AIM
Quote each line of the material verbatim, without the pictures.

----

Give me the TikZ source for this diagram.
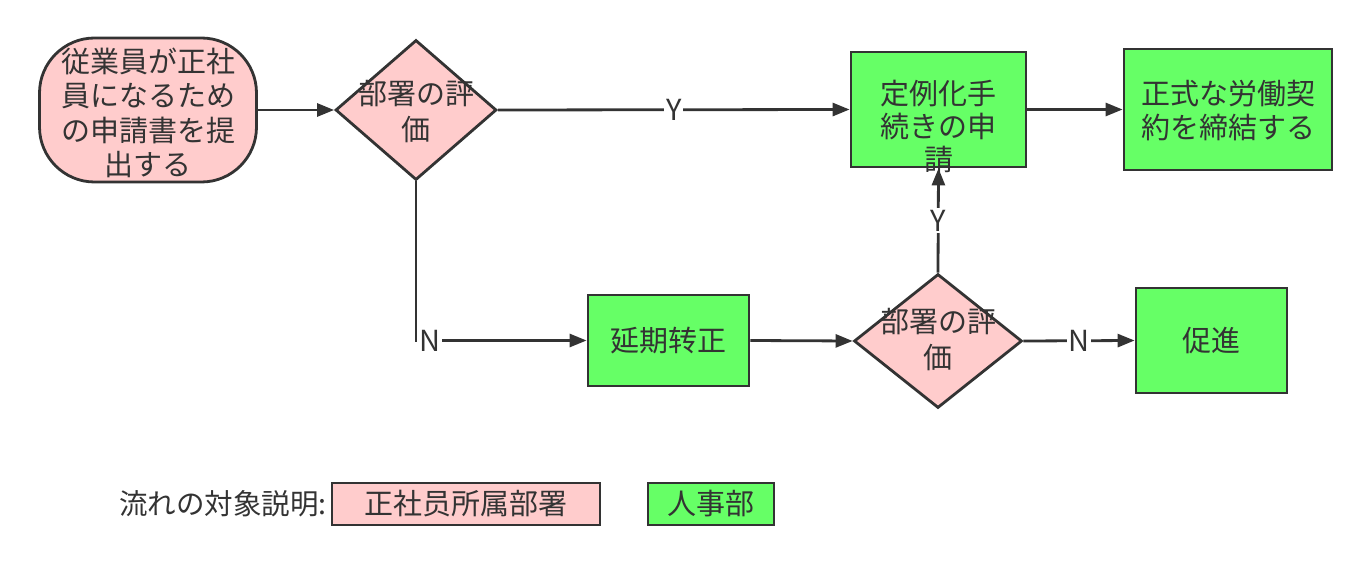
\documentclass[tikz,border=0pt]{standalone}
\usepackage{fontspec}
\setmainfont{Noto Sans CJK JP}
\usetikzlibrary{shapes.geometric,arrows.meta}
\definecolor{pinkfill}{HTML}{FFCCCC}
\definecolor{greenfill}{HTML}{66FF66}
\definecolor{strokec}{HTML}{333333}
\tikzset{
  base/.style={draw=strokec, line width=2.8pt, text=strokec, font=\fontsize{29}{34.5}\selectfont, align=center, inner sep=0pt},
  startbox/.style={base, fill=pinkfill, rectangle, rounded corners=55pt},
  procbox/.style={base, fill=greenfill, rectangle},
  decision/.style={base, fill=pinkfill, diamond, minimum width=161pt, minimum height=140pt},
  conn/.style={draw=strokec, line width=2.8pt, -{Triangle[length=17pt,width=13pt]}},
  lbl/.style={fill=white, text=strokec, font=\fontsize{29}{30}\selectfont, inner sep=2pt},
  legendtext/.style={text=strokec, font=\fontsize{28.5}{30}\selectfont, inner sep=0pt},
  inner/.style={text=strokec, align=center, inner sep=0pt},
}
\begin{document}
\begin{tikzpicture}[x=1pt,y=-1pt]
\useasboundingbox (0,0) rectangle (1369,580);
\fill[white] (0,0) rectangle (1369,580);

\node[startbox, minimum width=217pt, minimum height=144pt] (start) at (148,110) {};
\node[inner, font=\fontsize{29}{34.5}\selectfont] (starttxt) at (148,113) {従業員が正社\\員になるため\\の申請書を提\\出する};

\node[decision] (d1) at (416,110) {};
\node[inner, font=\fontsize{29}{36}\selectfont] (d1txt) at (416,112) {部署の評\\価};

\node[procbox, minimum width=175pt, minimum height=115pt] (apply) at (938.5,109.5) {};
\node[inner, font=\fontsize{29}{33}\selectfont] (applytxt) at (938.5,126) {定例化手\\続きの申\\請};

\node[procbox, minimum width=208pt, minimum height=121pt] (contract) at (1228,109.5) {};
\node[inner, font=\fontsize{29}{34}\selectfont] (contracttxt) at (1228,111) {正式な労働契\\約を締結する};

\node[procbox, minimum width=161pt, minimum height=91pt] (delay) at (668.5,340.5) {延期转正};

\node[decision, minimum width=168pt, minimum height=134pt] (d2) at (938,341) {};
\node[inner, font=\fontsize{29}{36}\selectfont] (d2txt) at (938,340) {部署の評\\価};

\node[procbox, minimum width=151pt, minimum height=105pt] (promo) at (1211.5,340.5) {促進};

\draw[conn] (start.east) -- (d1.west);
\draw[conn] (d1.east) -- node[lbl] {Y} (apply.west);
\draw[conn] (d1.south) |- node[lbl, pos=0.5, anchor=west, xshift=0pt] {N} (delay.west);
\draw[conn] (delay.east) -- (d2.west);
\draw[conn] (d2.north) -- node[lbl] {Y} (apply.south);
\draw[conn] (d2.east) -- node[lbl] {N} (promo.west);
\draw[conn] (apply.east) -- (contract.west);

\node[legendtext, anchor=east] (legtitle) at (327,504) {流れの対象説明:};
\node[base, fill=pinkfill, minimum width=268pt, minimum height=42pt] (leg1) at (466,504) {正社员所属部署};
\node[base, fill=greenfill, minimum width=126pt, minimum height=42pt] (leg2) at (711,504) {人事部};
\end{tikzpicture}
\end{document}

----

RESULT BELOW
Give me the TikZ source for this diagram.
\documentclass[tikz,border=0pt]{standalone}
\usepackage{fontspec}
\setmainfont{Noto Sans CJK JP}
\usetikzlibrary{shapes.geometric,arrows.meta}
\definecolor{pinkfill}{HTML}{FFCCCC}
\definecolor{greenfill}{HTML}{66FF66}
\definecolor{strokec}{HTML}{333333}
\tikzset{
  base/.style={draw=strokec, line width=2.8pt, text=strokec, font=\fontsize{29}{34.5}\selectfont, align=center, inner sep=0pt},
  startbox/.style={base, fill=pinkfill, rectangle, rounded corners=55pt},
  procbox/.style={base, fill=greenfill, rectangle},
  decision/.style={base, fill=pinkfill, diamond, minimum width=161pt, minimum height=140pt},
  conn/.style={draw=strokec, line width=2.8pt, -{Triangle[length=17pt,width=13pt]}},
  lbl/.style={fill=white, text=strokec, font=\fontsize{29}{30}\selectfont, inner sep=2pt},
  legendtext/.style={text=strokec, font=\fontsize{28.5}{30}\selectfont, inner sep=0pt},
  inner/.style={text=strokec, align=center, inner sep=0pt},
}
\begin{document}
\begin{tikzpicture}[x=1pt,y=-1pt]
\useasboundingbox (0,0) rectangle (1369,580);
\fill[white] (0,0) rectangle (1369,580);

\node[startbox, minimum width=217pt, minimum height=144pt] (start) at (148,110) {};
\node[inner, font=\fontsize{29}{34.5}\selectfont] (starttxt) at (148,113) {従業員が正社\\員になるため\\の申請書を提\\出する};

\node[decision] (d1) at (416,110) {};
\node[inner, font=\fontsize{29}{36}\selectfont] (d1txt) at (416,112) {部署の評\\価};

\node[procbox, minimum width=175pt, minimum height=115pt] (apply) at (938.5,109.5) {};
\node[inner, font=\fontsize{29}{33}\selectfont] (applytxt) at (938.5,126) {定例化手\\続きの申\\請};

\node[procbox, minimum width=208pt, minimum height=121pt] (contract) at (1228,109.5) {};
\node[inner, font=\fontsize{29}{34}\selectfont] (contracttxt) at (1228,111) {正式な労働契\\約を締結する};

\node[procbox, minimum width=161pt, minimum height=91pt] (delay) at (668.5,340.5) {延期转正};

\node[decision, minimum width=168pt, minimum height=134pt] (d2) at (938,341) {};
\node[inner, font=\fontsize{29}{36}\selectfont] (d2txt) at (938,340) {部署の評\\価};

\node[procbox, minimum width=151pt, minimum height=105pt] (promo) at (1211.5,340.5) {促進};

\draw[conn] (start.east) -- (d1.west);
\draw[conn] (d1.east) -- node[lbl] {Y} (apply.west);
\draw[conn] (d1.south) |- node[lbl, pos=0.5, anchor=west, xshift=0pt] {N} (delay.west);
\draw[conn] (delay.east) -- (d2.west);
\draw[conn] (d2.north) -- node[lbl] {Y} (apply.south);
\draw[conn] (d2.east) -- node[lbl] {N} (promo.west);
\draw[conn] (apply.east) -- (contract.west);

\node[legendtext, anchor=east] (legtitle) at (327,504) {流れの対象説明:};
\node[base, fill=pinkfill, minimum width=268pt, minimum height=42pt] (leg1) at (466,504) {正社员所属部署};
\node[base, fill=greenfill, minimum width=126pt, minimum height=42pt] (leg2) at (711,504) {人事部};
\end{tikzpicture}
\end{document}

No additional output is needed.